─── Input material

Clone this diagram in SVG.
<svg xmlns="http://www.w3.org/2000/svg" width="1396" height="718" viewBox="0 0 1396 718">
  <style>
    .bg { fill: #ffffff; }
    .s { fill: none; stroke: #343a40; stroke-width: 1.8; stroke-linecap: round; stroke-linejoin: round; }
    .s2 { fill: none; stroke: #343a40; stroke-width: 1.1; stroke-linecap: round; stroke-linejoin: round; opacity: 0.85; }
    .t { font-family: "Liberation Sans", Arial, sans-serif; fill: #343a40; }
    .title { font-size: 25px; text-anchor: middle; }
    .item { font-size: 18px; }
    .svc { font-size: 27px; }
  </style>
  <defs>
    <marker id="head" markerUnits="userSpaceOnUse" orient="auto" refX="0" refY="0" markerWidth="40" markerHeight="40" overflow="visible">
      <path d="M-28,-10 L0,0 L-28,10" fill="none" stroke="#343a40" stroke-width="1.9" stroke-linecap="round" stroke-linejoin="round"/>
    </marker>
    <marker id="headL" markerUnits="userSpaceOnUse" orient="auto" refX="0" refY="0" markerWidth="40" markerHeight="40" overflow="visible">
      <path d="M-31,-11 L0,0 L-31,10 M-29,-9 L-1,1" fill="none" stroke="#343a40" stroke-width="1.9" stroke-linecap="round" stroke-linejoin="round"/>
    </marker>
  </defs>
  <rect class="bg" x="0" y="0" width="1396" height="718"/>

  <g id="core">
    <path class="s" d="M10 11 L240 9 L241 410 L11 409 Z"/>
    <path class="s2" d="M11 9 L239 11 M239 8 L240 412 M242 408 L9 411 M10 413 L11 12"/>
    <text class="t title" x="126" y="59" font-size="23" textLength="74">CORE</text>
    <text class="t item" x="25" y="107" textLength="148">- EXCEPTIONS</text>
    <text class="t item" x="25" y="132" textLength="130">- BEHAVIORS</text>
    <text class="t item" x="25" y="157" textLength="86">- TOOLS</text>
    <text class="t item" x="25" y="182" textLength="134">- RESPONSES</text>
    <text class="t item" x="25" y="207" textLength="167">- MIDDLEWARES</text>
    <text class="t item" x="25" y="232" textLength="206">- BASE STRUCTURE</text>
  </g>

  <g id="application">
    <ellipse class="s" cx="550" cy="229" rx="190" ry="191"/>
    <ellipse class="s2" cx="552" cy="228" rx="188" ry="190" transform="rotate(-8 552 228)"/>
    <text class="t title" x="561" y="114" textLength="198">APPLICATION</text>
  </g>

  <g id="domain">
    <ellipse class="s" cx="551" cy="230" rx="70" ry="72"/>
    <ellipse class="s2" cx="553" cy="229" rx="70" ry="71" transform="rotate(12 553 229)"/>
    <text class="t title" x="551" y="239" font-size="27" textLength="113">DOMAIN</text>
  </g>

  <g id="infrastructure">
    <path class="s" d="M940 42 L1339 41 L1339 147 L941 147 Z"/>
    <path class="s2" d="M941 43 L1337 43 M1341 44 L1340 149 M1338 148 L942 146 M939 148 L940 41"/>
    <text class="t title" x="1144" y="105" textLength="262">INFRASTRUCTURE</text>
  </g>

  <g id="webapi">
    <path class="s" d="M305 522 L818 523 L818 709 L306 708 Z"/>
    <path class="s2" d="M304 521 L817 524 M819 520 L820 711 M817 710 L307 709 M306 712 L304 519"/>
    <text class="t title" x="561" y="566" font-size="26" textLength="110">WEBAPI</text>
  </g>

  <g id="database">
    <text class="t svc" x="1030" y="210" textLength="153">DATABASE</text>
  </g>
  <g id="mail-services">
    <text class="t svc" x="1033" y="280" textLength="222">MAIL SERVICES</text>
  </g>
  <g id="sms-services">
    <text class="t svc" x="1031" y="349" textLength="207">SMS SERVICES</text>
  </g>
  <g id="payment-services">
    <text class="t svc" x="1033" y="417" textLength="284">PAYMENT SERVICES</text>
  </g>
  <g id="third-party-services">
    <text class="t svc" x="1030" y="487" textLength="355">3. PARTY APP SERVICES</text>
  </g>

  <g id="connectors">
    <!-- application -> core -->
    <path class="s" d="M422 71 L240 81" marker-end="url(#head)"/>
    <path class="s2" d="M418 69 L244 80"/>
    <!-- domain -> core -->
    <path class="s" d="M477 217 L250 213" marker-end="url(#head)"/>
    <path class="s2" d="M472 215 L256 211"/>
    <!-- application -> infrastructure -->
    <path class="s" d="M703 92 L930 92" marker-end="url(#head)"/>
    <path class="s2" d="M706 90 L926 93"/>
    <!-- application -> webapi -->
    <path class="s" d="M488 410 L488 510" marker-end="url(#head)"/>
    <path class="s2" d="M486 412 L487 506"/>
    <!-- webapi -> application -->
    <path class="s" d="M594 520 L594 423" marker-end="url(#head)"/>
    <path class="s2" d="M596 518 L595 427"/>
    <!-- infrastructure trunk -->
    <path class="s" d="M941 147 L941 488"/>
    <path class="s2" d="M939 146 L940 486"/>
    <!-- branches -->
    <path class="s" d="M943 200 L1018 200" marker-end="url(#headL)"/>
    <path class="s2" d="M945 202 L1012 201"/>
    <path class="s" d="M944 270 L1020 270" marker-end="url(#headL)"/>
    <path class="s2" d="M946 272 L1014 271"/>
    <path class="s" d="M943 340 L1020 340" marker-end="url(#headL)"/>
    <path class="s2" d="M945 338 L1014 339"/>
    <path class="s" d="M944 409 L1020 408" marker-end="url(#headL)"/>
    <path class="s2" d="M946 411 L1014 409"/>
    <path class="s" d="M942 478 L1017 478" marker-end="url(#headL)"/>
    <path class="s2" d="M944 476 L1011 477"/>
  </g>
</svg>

──────
─── Input material

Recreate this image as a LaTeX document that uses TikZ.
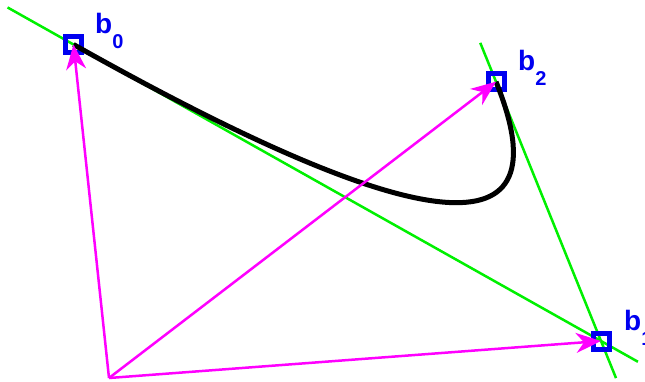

──────

(Task directions):
Scan the material above. Copy each line that holds the word "this".

(Written response):
Clone this diagram in SVG.
Recreate this image as a LaTeX document that uses TikZ.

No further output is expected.